OpenAI Admits Newer Models Hallucinate Even More

In a technical report, the company said “more research is needed” to explain why hallucinations increase as reasoning capabilities scale

OpenAI Admits Newer Models Hallucinate Even More

According to OpenAI’s internal benchmarks, their newer models– o3 and o4 mini– hallucinate more often than older reasoning models like o1, o1-mini, and o3-mini, as well as traditional models such as GPT-4.

In fact, on OpenAI’s PersonQA benchmark, o3 hallucinated on 33% of queries — more than double the rate of o1 and o3-mini. O4-mini performed even worse, hallucinating 48% of the time.

Adding to the concern, OpenAI acknowledges it doesn’t fully understand the cause. In a technical report, the company said, "We also observed some performance differences comparing o1 and o3. Specifically, o3 tends to make more claims overall, leading to more accurate and more inaccurate/hallucinated claims."

It adds, “more research is needed” to explain why hallucinations increase as reasoning capabilities scale.

While AI hallucinations — where a model fabricates information — are a known challenge, previous iterations of OpenAI’s models had gradually reduced this issue. However, that has not been the case with o3 and o4-mini.

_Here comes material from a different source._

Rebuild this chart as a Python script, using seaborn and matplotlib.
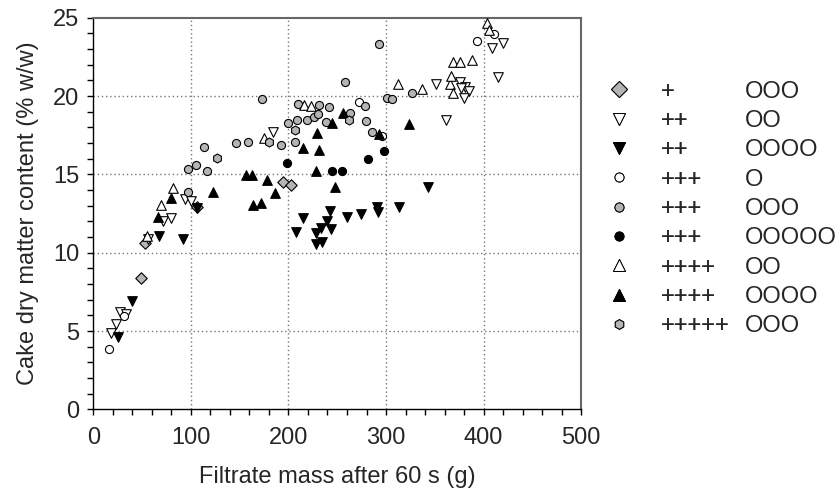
import matplotlib
matplotlib.use("Agg")
import matplotlib.pyplot as plt
from matplotlib.ticker import MultipleLocator
from matplotlib.lines import Line2D
import seaborn as sns
import pandas as pd

# ---- data -------------------------------------------------------------
s1_x = [49, 53, 106, 194, 203]
s1_y = [8.4, 10.6, 12.95, 14.5, 14.35]

s2_x = [18, 23, 27, 34, 56, 71, 80, 94, 100, 184, 351, 361, 376, 381, 385, 377, 380, 409, 420, 415]
s2_y = [4.9, 5.45, 6.2, 6.1, 10.9, 12.0, 12.25, 13.45, 13.3, 17.7, 20.8, 18.5, 20.9, 20.6, 20.3, 20.5, 19.9, 23.05, 23.4, 21.2]

s3_x = [25.5, 40, 67.5, 92, 106, 215, 208, 243, 239, 260, 274, 244, 233, 228, 234, 228, 290.5, 292, 313.6, 343]
s3_y = [4.65, 6.9, 11.1, 10.9, 12.85, 12.25, 11.35, 12.65, 12.0, 12.3, 12.5, 11.5, 11.6, 11.25, 10.7, 10.55, 12.95, 12.6, 12.95, 14.2]

s4_x = [16, 31.5, 272, 295.6, 393.6, 411]
s4_y = [3.85, 5.95, 19.65, 17.45, 23.5, 23.95]

s5_x = [97, 105, 113.5, 116.7, 97.5, 146, 159, 172.5, 192.3, 199.5, 206.7, 208.4, 209.4, 218.7,
        226, 230.6, 231.6, 238.5, 241.8, 258.3, 263, 278.5, 279.5, 286, 292.8, 301, 306.5, 326.4]
s5_y = [15.35, 15.6, 16.75, 15.2, 13.9, 17.0, 17.1, 19.8, 16.9, 18.3, 17.05, 18.5, 19.5, 18.5,
        18.65, 18.85, 19.45, 18.35, 19.3, 20.9, 18.9, 19.4, 18.4, 17.7, 23.3, 19.85, 19.8, 20.2]

s6_x = [198, 245, 255, 281, 298]
s6_y = [15.75, 15.25, 15.25, 16.0, 16.5]

s7_x = [55, 69, 82, 175, 215.5, 223, 312, 336.6, 365, 366.4, 369, 376, 388, 369, 403.3, 405.6]
s7_y = [11.05, 13.05, 14.15, 17.3, 19.45, 19.35, 20.75, 20.45, 20.8, 21.3, 22.2, 22.15, 22.3, 20.2, 24.65, 24.2]

s8_x = [66.5, 80, 122.5, 157, 163, 163.3, 171.5, 178.5, 186.5, 214.8, 229, 231.3, 228.2, 244.3,
        247.7, 256.2, 293, 323]
s8_y = [12.3, 13.5, 13.85, 14.95, 14.95, 13.05, 13.2, 14.65, 13.8, 16.7, 17.65, 16.55, 15.2, 18.3,
        14.2, 18.95, 17.6, 18.25]

s9_x = [126.4, 180.3, 206.3, 262.4]
s9_y = [16.05, 17.1, 17.85, 18.5]

col_plus = ["+", "++", "++", "+++", "+++", "+++", "++++", "++++", "+++++"]
col_o = ["OOO", "OO", "OOOO", "O", "OOO", "OOOOO", "OO", "OOOO", "OOO"]

x_ticks = [0, 100, 200, 300, 400, 500]
y_ticks = [0, 5, 10, 15, 20, 25]
x_label = "Filtrate mass after 60 s (g)"
y_label = "Cake dry matter content (% w/w)"

# ---- styling ----------------------------------------------------------
GRAY = "#b4b4b4"
series = [
    (s1_x, s1_y, "D", GRAY, 34, 8),
    (s2_x, s2_y, "v", "white", 48, 8),
    (s3_x, s3_y, "v", "black", 48, 8),
    (s4_x, s4_y, "o", "white", 34, 6.5),
    (s5_x, s5_y, "o", GRAY, 34, 6.5),
    (s6_x, s6_y, "o", "black", 34, 6.5),
    (s7_x, s7_y, "^", "white", 48, 8),
    (s8_x, s8_y, "^", "black", 48, 8),
    (s9_x, s9_y, "h", GRAY, 42, 7),
]

FS = 17

sns.set_theme(style="white")
plt.rcParams["font.family"] = ["Liberation Sans", "DejaVu Sans"]

fig = plt.figure(figsize=(8.4, 4.95), dpi=100)
ax = fig.add_axes([0.111, 0.173, 0.581, 0.791])

handles = []
for i, (xs, ys, m, c, s, ms) in enumerate(series):
    df = pd.DataFrame({"x": xs, "y": ys})
    sns.scatterplot(data=df, x="x", y="y", marker=m, color=c, edgecolor="black",
                    linewidth=0.8, s=s, ax=ax, legend=False, zorder=3)
    handles.append(Line2D([], [], linestyle="none", marker=m, markerfacecolor=c,
                          markeredgecolor="black", markeredgewidth=0.7,
                          markersize=ms))

ax.set_xlim(0, 500)
ax.set_ylim(0, 25)
ax.set_xticks(x_ticks)
ax.set_yticks(y_ticks)
ax.xaxis.set_minor_locator(MultipleLocator(20))
ax.yaxis.set_minor_locator(MultipleLocator(1))
ax.tick_params(axis="both", which="both", direction="out", length=4, width=1,
               color="black", labelsize=FS, bottom=True, left=True, pad=4)
ax.tick_params(axis="x", which="major", pad=9)
ax.tick_params(axis="y", which="major", pad=6)

for v in x_ticks[1:-1]:
    ax.axvline(v, color="#777777", linestyle=(0, (1, 2)), linewidth=1, zorder=1)
for v in y_ticks[1:-1]:
    ax.axhline(v, color="#777777", linestyle=(0, (1, 2)), linewidth=1, zorder=1)

for sp in ["left", "bottom"]:
    ax.spines[sp].set_color("black")
    ax.spines[sp].set_linewidth(1)
for sp in ["top", "right"]:
    ax.spines[sp].set_color("#666666")
    ax.spines[sp].set_linewidth(1.5)

ax.set_xlabel(x_label, fontsize=FS, labelpad=12)
ax.set_ylabel(y_label, fontsize=FS, labelpad=10)

leg1 = fig.legend(handles, col_plus, loc="upper left", bbox_to_anchor=(0.7227, 0.837),
                  frameon=False, fontsize=FS, handlelength=1.0, handletextpad=1.29,
                  labelspacing=0.31, borderpad=0, borderaxespad=0)
fig.add_artist(leg1)
empty = [Line2D([], [], linestyle="none") for _ in col_o]
leg2 = fig.legend(empty, col_o, loc="upper left", bbox_to_anchor=(0.887, 0.837),
                  frameon=False, fontsize=FS, handlelength=0, handletextpad=0,
                  labelspacing=0.31, borderpad=0, borderaxespad=0)

fig.savefig("out.png", dpi=100)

AI researchers like Gary Marcus has long warned about the hallucinatory behavior of large language models — and recent developments seem to validate his concerns.

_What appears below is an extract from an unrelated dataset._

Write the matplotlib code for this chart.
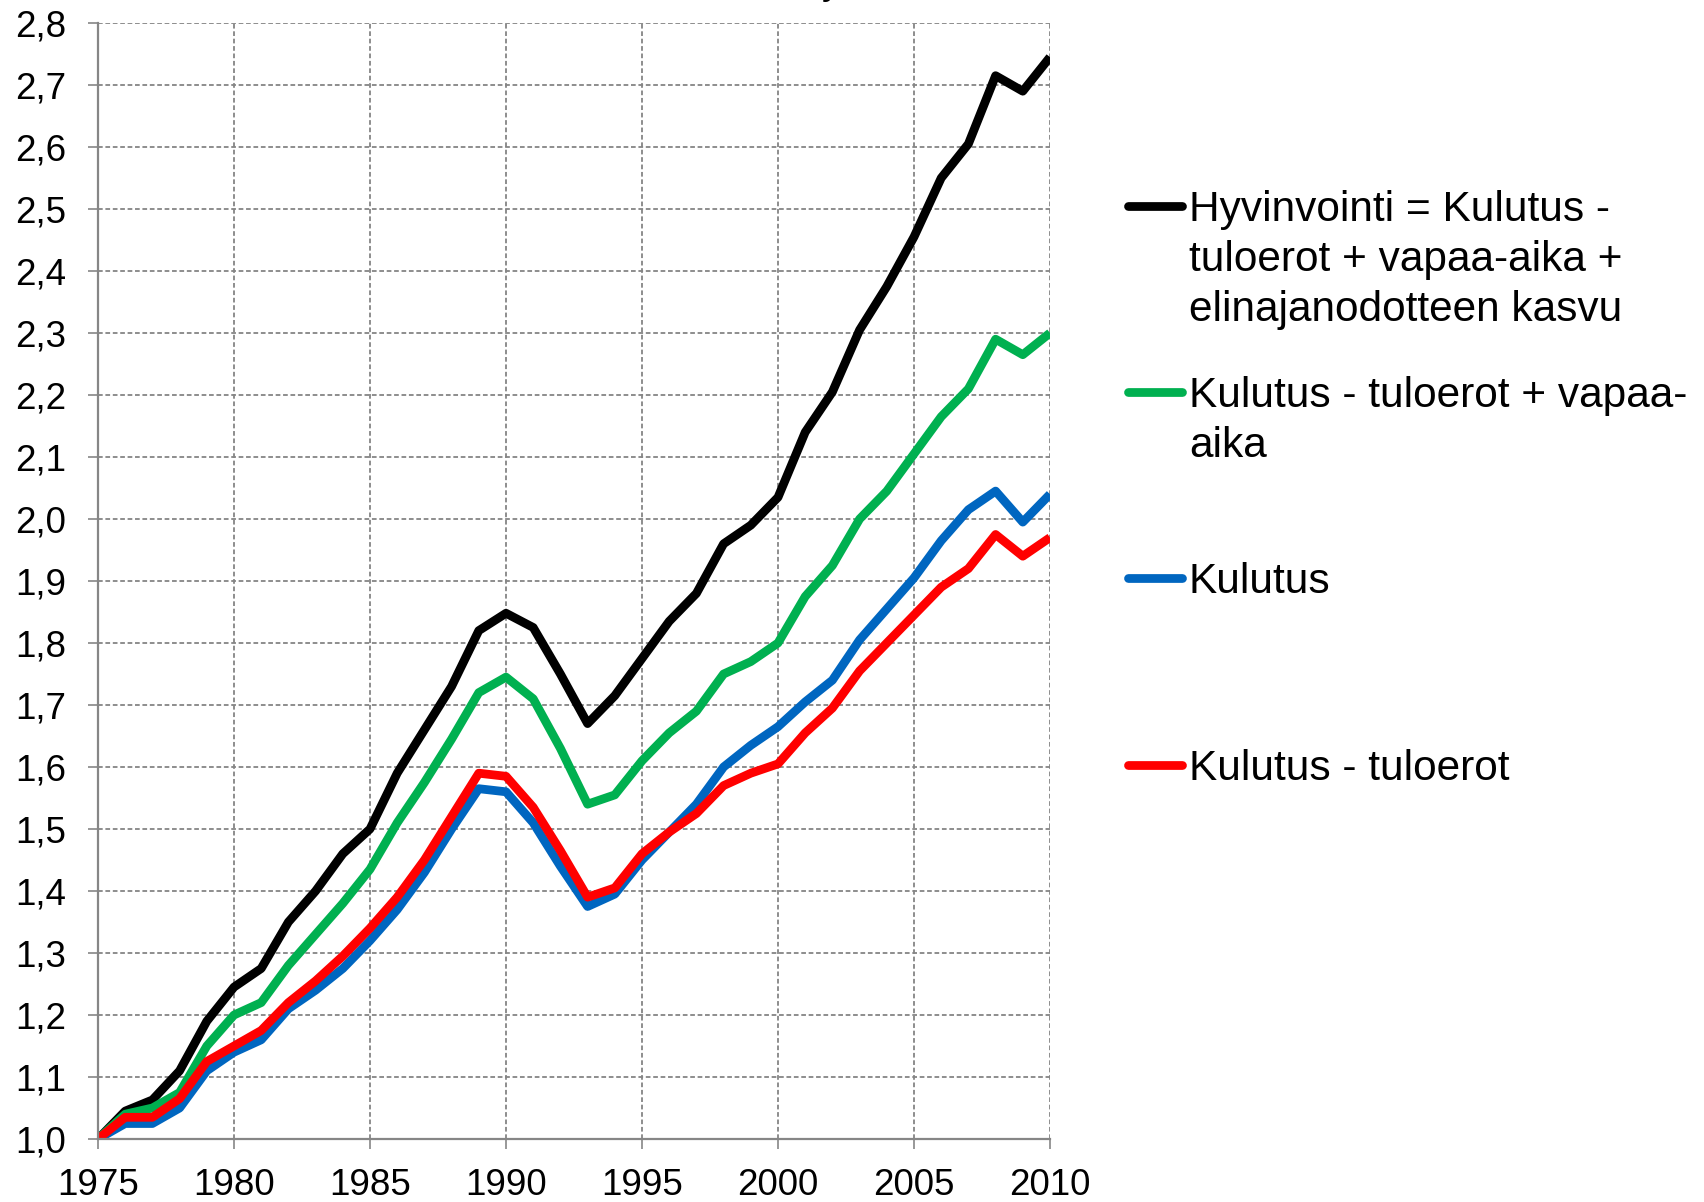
import matplotlib
matplotlib.use("Agg")
import matplotlib.pyplot as plt
from matplotlib.lines import Line2D
from matplotlib.ticker import FixedLocator

plt.rcParams['font.family'] = ['Liberation Sans', 'DejaVu Sans']

# ---------------- data ----------------
years = list(range(1975, 2011))

hyvinvointi = [1.000, 1.045, 1.063, 1.110, 1.190, 1.245, 1.275, 1.350, 1.400, 1.460,
               1.500, 1.590, 1.660, 1.730, 1.820, 1.848, 1.825, 1.750, 1.670, 1.715,
               1.775, 1.835, 1.880, 1.960, 1.990, 2.035, 2.140, 2.205, 2.305, 2.375,
               2.455, 2.550, 2.605, 2.715, 2.690, 2.745]

kulutus_tulo_vapaa = [1.000, 1.040, 1.050, 1.075, 1.150, 1.200, 1.220, 1.280, 1.330, 1.380,
                      1.435, 1.510, 1.575, 1.645, 1.720, 1.745, 1.710, 1.630, 1.540, 1.555,
                      1.610, 1.655, 1.690, 1.750, 1.770, 1.800, 1.875, 1.925, 2.000, 2.045,
                      2.105, 2.165, 2.210, 2.290, 2.265, 2.300]

kulutus = [1.000, 1.025, 1.025, 1.050, 1.110, 1.140, 1.160, 1.210, 1.240, 1.275,
           1.320, 1.370, 1.430, 1.500, 1.565, 1.560, 1.510, 1.440, 1.375, 1.395,
           1.450, 1.495, 1.540, 1.600, 1.635, 1.665, 1.705, 1.740, 1.805, 1.855,
           1.905, 1.965, 2.015, 2.045, 1.995, 2.040]

kulutus_tulo = [1.000, 1.035, 1.035, 1.065, 1.125, 1.150, 1.175, 1.220, 1.255, 1.295,
                1.340, 1.390, 1.450, 1.520, 1.590, 1.585, 1.535, 1.465, 1.390, 1.405,
                1.460, 1.495, 1.525, 1.570, 1.590, 1.605, 1.655, 1.695, 1.755, 1.800,
                1.845, 1.890, 1.920, 1.975, 1.940, 1.970]

series_labels = [
    "Hyvinvointi = Kulutus -\ntuloerot + vapaa-aika +\nelinajanodotteen kasvu",
    "Kulutus - tuloerot + vapaa-\naika",
    "Kulutus",
    "Kulutus - tuloerot",
]
series_colors = ["#000000", "#00B050", "#0066C0", "#FF0000"]

x_ticks = [1975, 1980, 1985, 1990, 1995, 2000, 2005, 2010]
x_tick_labels = ["1975", "1980", "1985", "1990", "1995", "2000", "2005", "2010"]
y_ticks = [1.0, 1.1, 1.2, 1.3, 1.4, 1.5, 1.6, 1.7, 1.8, 1.9,
           2.0, 2.1, 2.2, 2.3, 2.4, 2.5, 2.6, 2.7, 2.8]
y_tick_labels = ["1,0", "1,1", "1,2", "1,3", "1,4", "1,5", "1,6", "1,7", "1,8", "1,9",
                 "2,0", "2,1", "2,2", "2,3", "2,4", "2,5", "2,6", "2,7", "2,8"]

title_fragment = "y,"

# ---------------- figure ----------------
W, H = 1704, 1202
fig = plt.figure(figsize=(W / 100, H / 100), dpi=100)

def fx(px):
    return px / W

def fy(py):
    return 1 - py / H

ax_left, ax_right, ax_top, ax_bottom = 98, 1050, 23, 1139
ax = fig.add_axes([fx(ax_left), fy(ax_bottom), fx(ax_right - ax_left), (ax_bottom - ax_top) / H])

all_series = [hyvinvointi, kulutus_tulo_vapaa, kulutus, kulutus_tulo]
for vals, col, lab in zip(all_series, series_colors, series_labels):
    ax.plot(years, vals, color=col, lw=6.3, solid_joinstyle='round',
            solid_capstyle='butt', label=lab)

ax.set_xlim(1975, 2010)
ax.set_ylim(1.0, 2.8)
ax.xaxis.set_major_locator(FixedLocator(x_ticks))
ax.set_xticklabels(x_tick_labels)
ax.yaxis.set_major_locator(FixedLocator(y_ticks))
ax.set_yticklabels(y_tick_labels)

grid_col = "#858585"
ax.grid(True, which='major', color=grid_col, lw=1.3, linestyle=(0, (2.6, 1.5)))
ax.set_axisbelow(True)

for s in ['top', 'right']:
    ax.spines[s].set_visible(False)
for s in ['left', 'bottom']:
    ax.spines[s].set_color("#868686")
    ax.spines[s].set_linewidth(1.6)

ax.tick_params(axis='both', direction='out', length=7, width=1.2, color="#868686",
               labelsize=26.5, labelcolor='black')
ax.tick_params(axis='y', pad=16)
ax.tick_params(axis='x', pad=14)

# ---------------- legend (handles aligned with first text line) ----------------
handle_y = [206, 392, 578, 765]
leg_fs = 30.5
line_gap = 50
cap_half = 15
for hy, col, lab in zip(handle_y, series_colors, series_labels):
    fig.add_artist(Line2D([fx(1128), fx(1182)], [fy(hy), fy(hy)], color=col, lw=6.3,
                          solid_capstyle='round', transform=fig.transFigure))
    for i, line in enumerate(lab.split("\n")):
        fig.text(fx(1189), fy(hy + cap_half + i * line_gap), line, fontsize=leg_fs,
                 ha='left', va='baseline', color='black')

# clipped title fragment at the very top
fig.text(fx(822), fy(-6), title_fragment, fontsize=28, ha='left', va='baseline', color='black')

fig.savefig("out.png", dpi=100, facecolor='white')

Previously, explaining hallucinations in LLMs, in a X (previous Twitter) post, he said, "LLM "hallucinations" arise, regularly, because (a) they literally don't know the difference between truth and falsehood, (b) they don't have reliably reasoning processes to guarantee that their inferences are correct and (c) they are incapable of fact-checking their own work. Instead, everything that LLMs say – true or false – comes from the same process of statistically reconstructing what words are likely in some context."

According to reports, OpenAI is reportedly in discussions to acquire Windsurf, the maker of a popular AI-powered coding assistant, in a deal valued at around $3 billion.

If finalised, the acquisition would position OpenAI in direct competition with other AI coding tool providers like Cursor.